- _EXERCISE GOAL_:
Leave out every picture, then transcribe the rest of the listing exactly.

# Start of GIVEN RECORDS

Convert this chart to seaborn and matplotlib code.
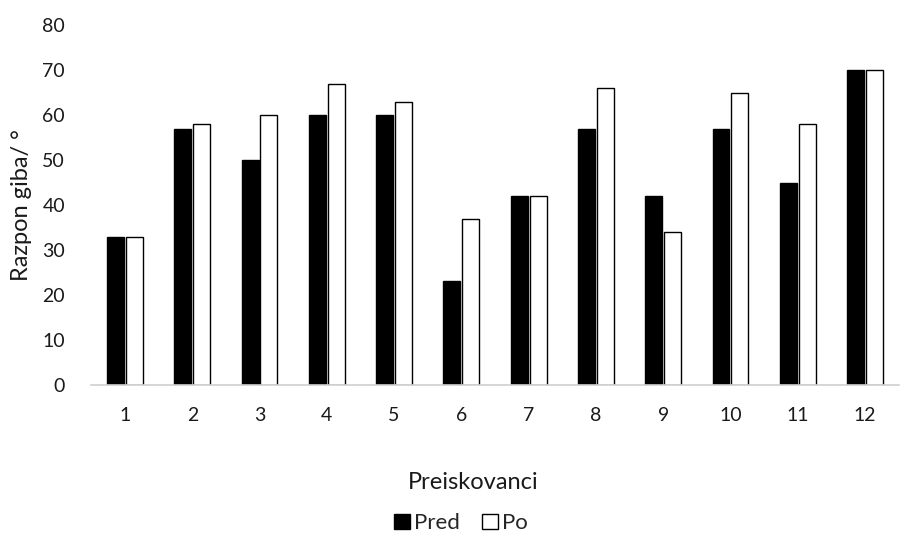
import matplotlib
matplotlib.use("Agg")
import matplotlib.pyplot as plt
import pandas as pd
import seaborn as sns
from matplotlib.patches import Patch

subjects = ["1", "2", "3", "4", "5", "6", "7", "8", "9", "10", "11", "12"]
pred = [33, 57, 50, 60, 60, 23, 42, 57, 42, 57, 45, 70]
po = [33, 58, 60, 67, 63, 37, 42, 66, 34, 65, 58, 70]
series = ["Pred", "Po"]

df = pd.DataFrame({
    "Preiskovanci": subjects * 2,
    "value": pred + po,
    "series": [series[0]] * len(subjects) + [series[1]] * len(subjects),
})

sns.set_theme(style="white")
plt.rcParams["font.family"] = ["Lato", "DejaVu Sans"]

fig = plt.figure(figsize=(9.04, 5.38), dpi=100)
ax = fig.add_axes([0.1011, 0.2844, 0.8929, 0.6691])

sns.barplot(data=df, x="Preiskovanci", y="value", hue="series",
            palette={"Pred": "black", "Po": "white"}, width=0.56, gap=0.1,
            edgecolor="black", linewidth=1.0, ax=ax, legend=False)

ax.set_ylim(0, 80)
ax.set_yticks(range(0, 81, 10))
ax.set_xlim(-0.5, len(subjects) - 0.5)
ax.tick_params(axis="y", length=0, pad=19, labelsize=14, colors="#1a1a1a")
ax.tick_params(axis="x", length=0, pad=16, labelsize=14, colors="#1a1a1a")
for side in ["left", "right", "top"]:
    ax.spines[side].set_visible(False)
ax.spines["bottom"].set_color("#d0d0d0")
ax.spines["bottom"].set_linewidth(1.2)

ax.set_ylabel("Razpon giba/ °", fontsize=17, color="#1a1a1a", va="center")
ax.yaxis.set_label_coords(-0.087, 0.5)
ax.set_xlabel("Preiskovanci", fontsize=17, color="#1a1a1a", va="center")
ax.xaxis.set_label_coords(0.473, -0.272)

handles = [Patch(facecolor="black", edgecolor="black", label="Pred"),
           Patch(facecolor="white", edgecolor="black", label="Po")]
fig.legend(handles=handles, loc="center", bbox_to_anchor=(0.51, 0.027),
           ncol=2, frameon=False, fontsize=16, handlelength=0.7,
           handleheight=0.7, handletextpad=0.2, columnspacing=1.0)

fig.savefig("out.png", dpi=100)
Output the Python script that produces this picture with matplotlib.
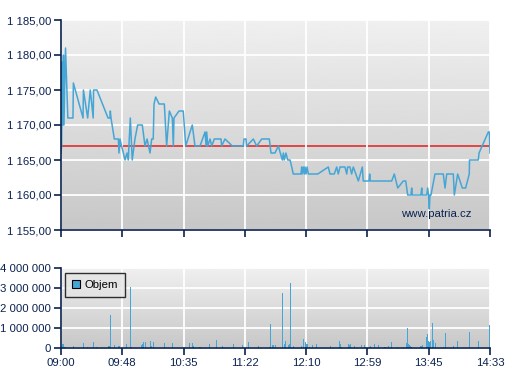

# End of GIVEN RECORDS

- _RESPONSE FOR THIS EXERCISE_:
Convert this chart to seaborn and matplotlib code.
import matplotlib
matplotlib.use("Agg")
import matplotlib.pyplot as plt
import pandas as pd
import seaborn as sns
from matplotlib.patches import Patch

subjects = ["1", "2", "3", "4", "5", "6", "7", "8", "9", "10", "11", "12"]
pred = [33, 57, 50, 60, 60, 23, 42, 57, 42, 57, 45, 70]
po = [33, 58, 60, 67, 63, 37, 42, 66, 34, 65, 58, 70]
series = ["Pred", "Po"]

df = pd.DataFrame({
    "Preiskovanci": subjects * 2,
    "value": pred + po,
    "series": [series[0]] * len(subjects) + [series[1]] * len(subjects),
})

sns.set_theme(style="white")
plt.rcParams["font.family"] = ["Lato", "DejaVu Sans"]

fig = plt.figure(figsize=(9.04, 5.38), dpi=100)
ax = fig.add_axes([0.1011, 0.2844, 0.8929, 0.6691])

sns.barplot(data=df, x="Preiskovanci", y="value", hue="series",
            palette={"Pred": "black", "Po": "white"}, width=0.56, gap=0.1,
            edgecolor="black", linewidth=1.0, ax=ax, legend=False)

ax.set_ylim(0, 80)
ax.set_yticks(range(0, 81, 10))
ax.set_xlim(-0.5, len(subjects) - 0.5)
ax.tick_params(axis="y", length=0, pad=19, labelsize=14, colors="#1a1a1a")
ax.tick_params(axis="x", length=0, pad=16, labelsize=14, colors="#1a1a1a")
for side in ["left", "right", "top"]:
    ax.spines[side].set_visible(False)
ax.spines["bottom"].set_color("#d0d0d0")
ax.spines["bottom"].set_linewidth(1.2)

ax.set_ylabel("Razpon giba/ °", fontsize=17, color="#1a1a1a", va="center")
ax.yaxis.set_label_coords(-0.087, 0.5)
ax.set_xlabel("Preiskovanci", fontsize=17, color="#1a1a1a", va="center")
ax.xaxis.set_label_coords(0.473, -0.272)

handles = [Patch(facecolor="black", edgecolor="black", label="Pred"),
           Patch(facecolor="white", edgecolor="black", label="Po")]
fig.legend(handles=handles, loc="center", bbox_to_anchor=(0.51, 0.027),
           ncol=2, frameon=False, fontsize=16, handlelength=0.7,
           handleheight=0.7, handletextpad=0.2, columnspacing=1.0)

fig.savefig("out.png", dpi=100)
Output the Python script that produces this picture with matplotlib.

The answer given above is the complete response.